Antarctica: she's breaking up


Antarctic shelf

View of the broken ice shelf (Pic: National Snow & Ice Data Center)

A huge section of the ice shelf in the Antarctic Peninsula has disintegrated, in the most dramatic such event over the past 30 years.

The collapse of the northern section of the Larsen B ice shelf was observed by satellite, and analysed at the US National Snow & Ice Data Center in Boulder, Colorado.

The ice mass has shattered and separated from the continent, forming a plume of thousands of icebergs adrift in the Weddell Sea.

"It's quite dramatic," said Mr Neal Young, a glaciologist at the Australian Antarctic Cooperative Research Centre in Hobart.

"Most of the break-up occurred over a period of two weeks."

Only once before has a large part of an ice shelf broken up and moved away — the Larsen A ice shelf in January 1995.

The Larsen B break-up is more than twice the size.

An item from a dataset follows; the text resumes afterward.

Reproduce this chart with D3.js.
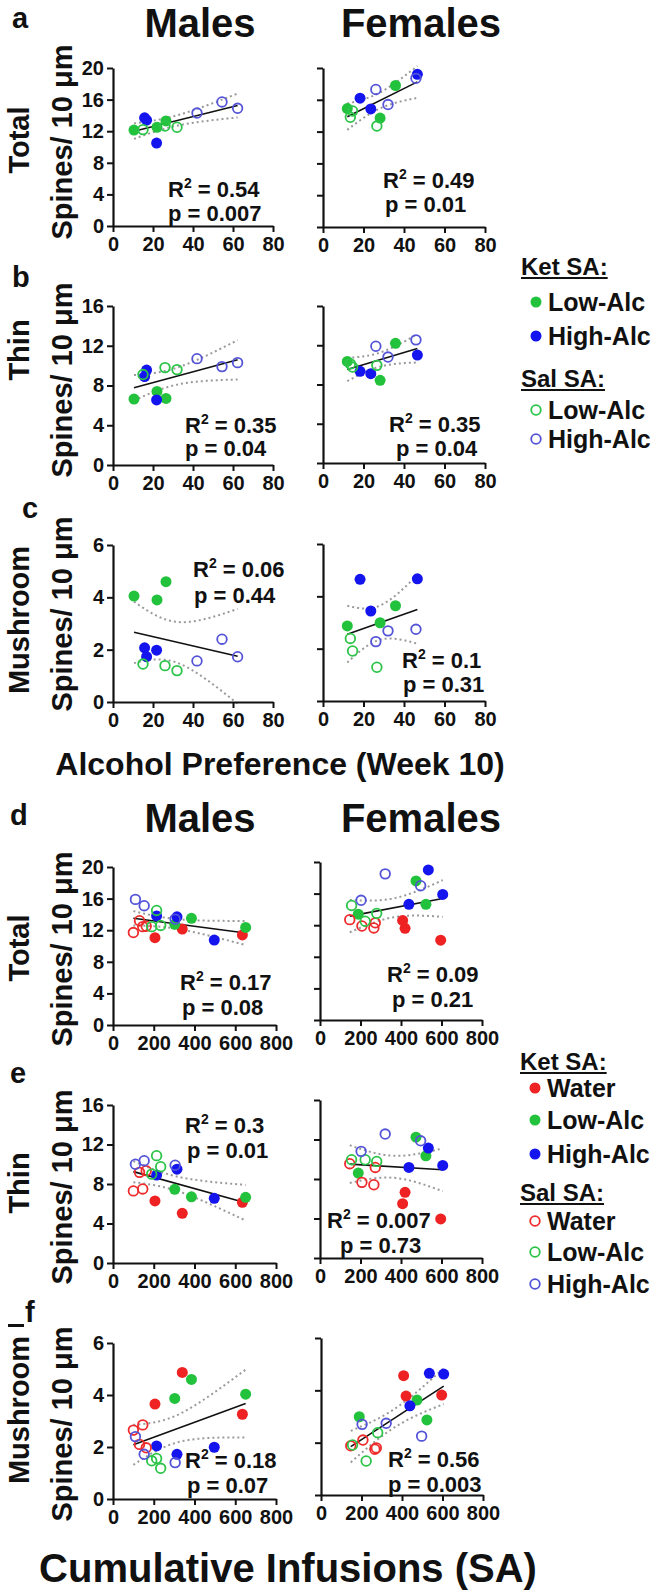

About 3,250 square kilometres disintegrated over a 35-day period, releasing 720 billion tons of ice.

A total of 5,700 square kilometres has been lost, leaving the Peninsula 40 per cent smaller than it was five years ago.

Researchers observed a large amount of water on the ice surface on January 31, the result of a particularly warm summer in the Antarctic Peninsula.

They believe the meltwater helped to fracture the shelf by flowing into small cracks and forcing them open.

The part of the ice shelf that disintegrated was almost exactly the same region that was covered by melt ponds in late January.

"It's an indicator of what might happen if there is significant warming around the coastal regions of Antarctica," warned Mr Young.

The Antarctic Peninsula is warming more quickly than anywhere else in Antarctica. Temperature readings from research stations have shown an increase of two-and-a-half degrees or more over the past 60 years, he explained.

For the first time in many years, he added, the sea where the ice shelf broke up contains little or no sea ice.

If warmer summers continue over time, other ice shelves around the Antarctic coastline may also break up, Mr Young believes.

Studying such events will help researchers predict their effects on sea level, and to work out whether they are an indicator of long-term climate change.

However, ice separating from the ice shelf is not unusual in itself, said Mr Young.

"There has been carving of icebergs from ice shelves for eternity."

Ice shelves are thick plates of ice, fed by glaciers, that float on the ocean around much of Antarctica.

As it was already floating, the disintegration of Larsen will have no impact on sea level. According to the British Antarctic Survey, sea level will rise only if ice held on the continent, previously held back by an ice shelf, flows more quickly into the sea.